Kafka menelanjangi kemanusiaan kita

Metamorfosis
Karya Franz Kafka

Terbit 2008 oleh Pustaka Homerian | Binding: Paperback | ISBN: – (isbn13: 9789791745437) | Halaman: 154

Penerjemah: Juni Liem

“Berapa besar toleransi cinta manusia kepada manusia lain? Apakah batasannya?”

PERTANYAAN-pertanyaan besar ini melingkupi cerita yang dengan begitu dahsyat dibuka oleh Franz Kafka dengan kalimat ini: Als Gregor Samsa eines Morgen aus unruhigen Träumen erwachte, fand er sich in seinem Bett zu einem ungeheuren Ungeziefer verwandelt.

Kata “ungeheure” diartikan makhluk raksasa, menakutkan, sedang “ungeziefer” bisa diartikan binatang kecil yang mengganggu, menjijikkan. Bisa jadi kumbang, kecoak, lalat. Dalam versi terjemahan Juni Liem ini, diterjemahkan menjadi: Di suatu pagi ketika Gregor Samsa terbangun dari mimpinya, dia menemukan dirinya telah berubah menjadi kutu yang besar. Di terjemahan yang lain seingatku pernah diterjemahkan menjadi kecoak raksasa (versi Bentang, entah kapan). Tapi itu semua tak soal. Intinya, Gregor Samsa menjadi binatang paling menjijikkan. (Diskusi paling menarik bisa diikuti di blog Sigit Susanto, orang yang paling menggilai Kafka bahkan sampai rela pergi ke makamnya. Ini alamat blognya http://membacakafka.blogspot.com

Saat seorang manusia bermetamorfosis menjadi mahluk seperti itu, yang berantena, makan makanan busuk, pertanyaan tadi kembali mengemuka: “berapa besar toleransi cinta keluarganya pada diri Gregor Samsa yang berubah?” Ternyata ayahnya begitu cepat menjadi jijik pada dirinya. Ibunya malah pingsan melihat dirinya. Sedang adiknya yang semula masih jatuh kasihan, tapi lama-lama sekitar sebulan kemudian tak tahan dan akhirnya menangis. Bahkan kemudian ia meminta ayah dan ibunya melupakan bahwa mereka punya kakak bernama Gregor Samsa. Ketika akhirnya Gregor Samsa yang sudah berubah wujud itu mati, mereka merayakannya. Gila!

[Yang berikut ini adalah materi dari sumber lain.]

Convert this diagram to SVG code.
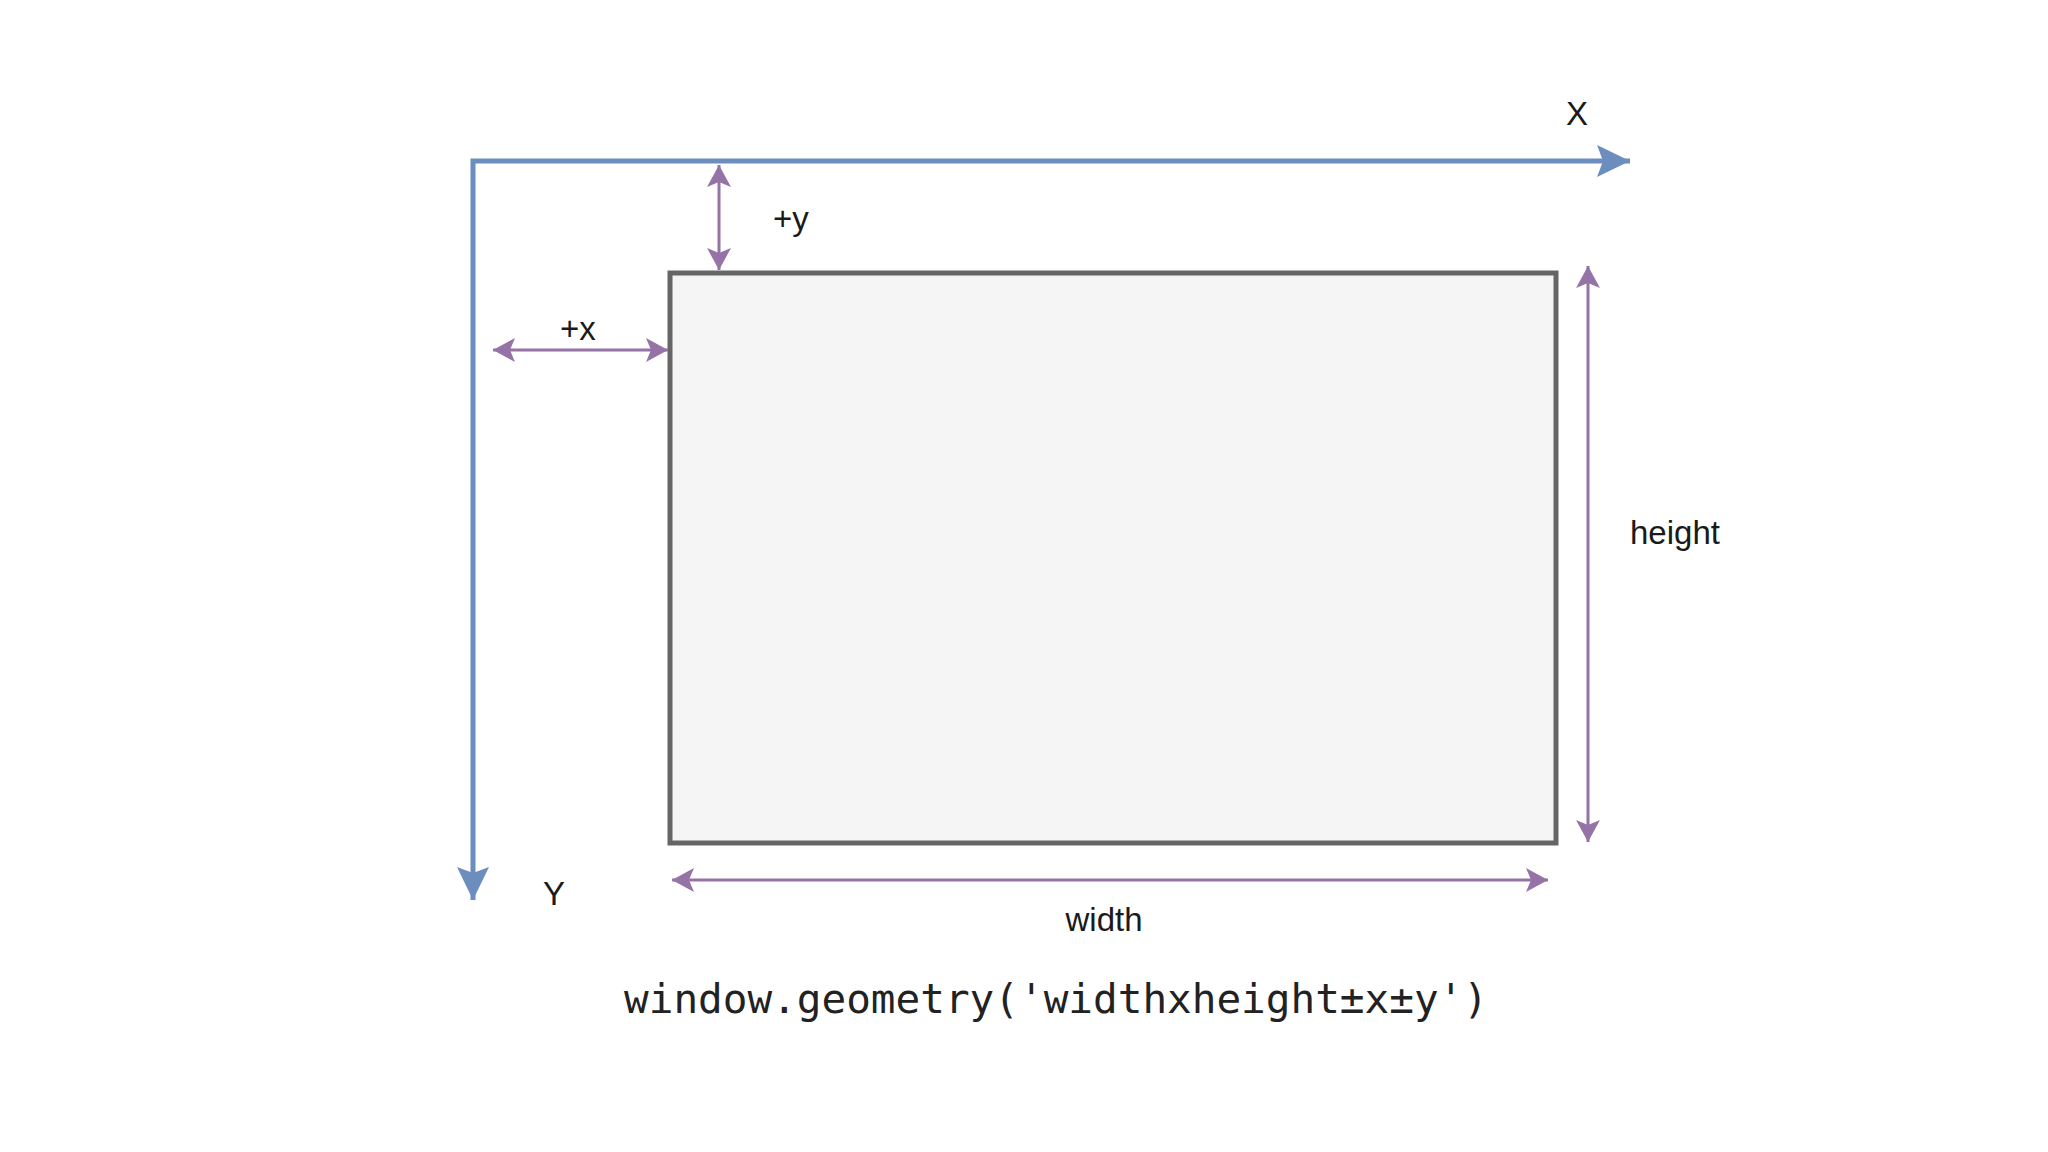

Inilah pergumulan pemikiran modern yang menjadi esensi karya ini sampai dikatakan fenomenal dan mengugah hati pembaca. Dikatakan demikian karena lewat karyanya Kafka menelanjangi kemanusiaan kita. Bahwa kemanusiaan kita adalah kemanusiaan yang egois, yang serba terbatas dan penuh pamrih, kemanusiaan yang bengis pada manusia lain (disimbolkan menjadi hewan) yang bisa jadi itu bukan salahnya. Bukankah bila tak suka pada orang lain, seringkali kita caci-maki dia dengan segala hinaan “kebinatangan”? Hewan hampir selalu kita anggap rendah, padahal belum tentu kejiwaan manusia itu jauh lebih baik dari hewan.

Soal hewan dan manusia ini, satu kali pernah ditulis Kafka pada temannya, Gustav Janouch: “…binatang dengan kita sebagai manusia itu hubungannya lebih dekat. Inilah terali penjara. Justru hubungan dengan sesama manusia menjauh, sebaliknya hubungan dengan binatang lebih mudah. Setiap manusia hidup dalam penjara. Dia harus paham lingkungannya, sebab itu sekarang banyak orang menulis tentang binatang. Ini sebagai bukti ada semacam kerinduan pada kehidupan yang bebas dan kehidupan di alam. Manusia terlalu banyak mengeluh, sehingga fantasinya perlu pembebasan diri.” Dan seperti itulah cara aku membaca karyanya ini.

Bahwa sebenarnya pada akhirnya kita tidak perlu merasa kasihan pada Gregor Samsa karena justru ialah yang “insan yang bebas” sedang keluarganya mulai dari ayah, ibu, dan Grete adiknya adalah insan-insan yang terpenjara dalam kemanusiaan. Manusia Gregor sampai akhir hayatnya terus menyatakan ketulusan cintanya pada keluarga, sedang manusia lain justru semakin lemah cintanya dan menyatakan keegoisannya.

Satu-satunya yang lemah dari buku ini adalah proses penerjemahannya. Semula aku cukup bahagia dengan cara Juni Liem mengawali dengan mulus penerjemahan kata pembuka buku cerita ini, tapi mulai dari tengah buku sampai akhir mungkin karena diburu-buru waktu dan tidak ketatnya editor bekerja, proses penerjemahannya banyak salah dan tidak nyaman untuk dibaca sama sekali.